We use holography to study dS-invariant states of non-conformal, strongly coupled quantum field theories in four-dimensional de Sitter space. We show that out-of-equilibrium effects can sustain the exponential inflation within the regime of validity of semiclassical gravity, $H \ll M \ll M_\mathrm{sp}$, with $H$ the Hubble parameter, $M$ the characteristic scale of the quantum field theory, $M_\mathrm{sp} = M_\mathrm{p}/N$ the species scale, $M_\mathrm{p}$ the Planck scale, and $N^2$ the number of matter fields. In the holographic description, the required fine-tuning scales only logarithmically with the ratio $M_\mathrm{sp}/H$. The resulting solutions exhibit apparent horizons whose increasing area indicates a continuous growth of the comoving entropy density. We suggest that this inflationary regime can arise as the late-time limit of a dynamical evolution starting from an initial Friedmann-Lemaître-Robertson-Walker universe.

Figures (14)

• Figure 1: Energy density of dS-invariant states of a QFT in our family (corresponding to $\phi_M=0.59$) as a function of the dS Hubble parameter.
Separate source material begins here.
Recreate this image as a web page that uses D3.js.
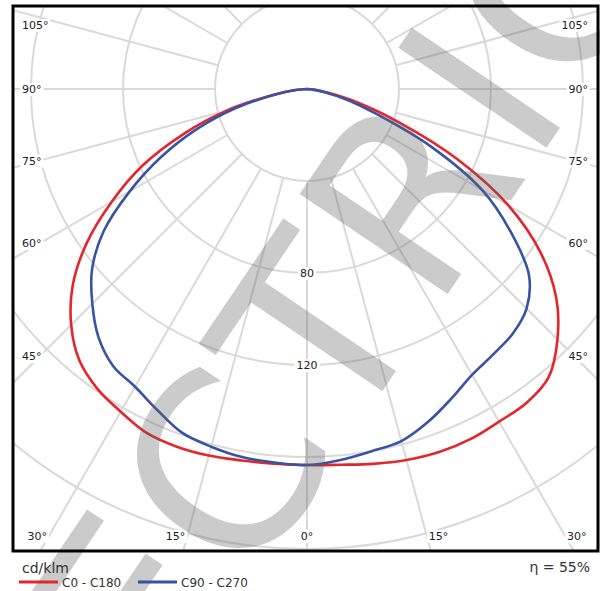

Multiple states coexist for the same value of $H$ down to a small value $H_{\text{min}} \ll M$, indicated by a solid vertical line on the left, with a finite energy gap between them. States with the lowest Euclidean action are shown in solid green. The dashed vertical line on the right indicates the point at which these states jump from one branch to another. The blue branches lie very close to each other and intersect only at $H=H_{\text{min}}$.
• Figure 2: Bulk scalar potential for several values of $\phi_M$ that will be of interest below.
• Figure 3: Relation between the Hubble rate of the QFT in dS and the value of the scalar field at the horizon in the dual bulk for the model with $\phi_M=0.59$. Multiple states coexist in the range of $H$ between the maximum and the minimum. $\phi_E$ corresponds to the first positive minimum of the potential $V(\phi)$.
• Figure 4: Energy (left) and free energy (right) densities as functions of the Hubble rate for the model with $\phi_M=0.59$. The plots exhibit multiple states separated by a finite energy-density gap down to small values of $H$. The branches of the phase transition are shown in solid green for globally stable states and dashed blue for the remaining states. The dashed vertical line corresponds to the critical de Sitter temperature of the phase transition. In our renormalization scheme, the energy density at small $H$ in this and similar plots is slightly negative---see the comment below \ref{['stress']}.
• Figure 5: Entropy density per unit physical volume of the QFT in a de Sitter–invariant state for the model with $\phi_M$=0.59, extracted from the area of the apparent horizon of the dual bulk solution. The branches of the phase transition are shown in solid green for globally stable states and dashed blue for globally unstable states. The dashed vertical line corresponds to the critical de Sitter temperature of the phase transition.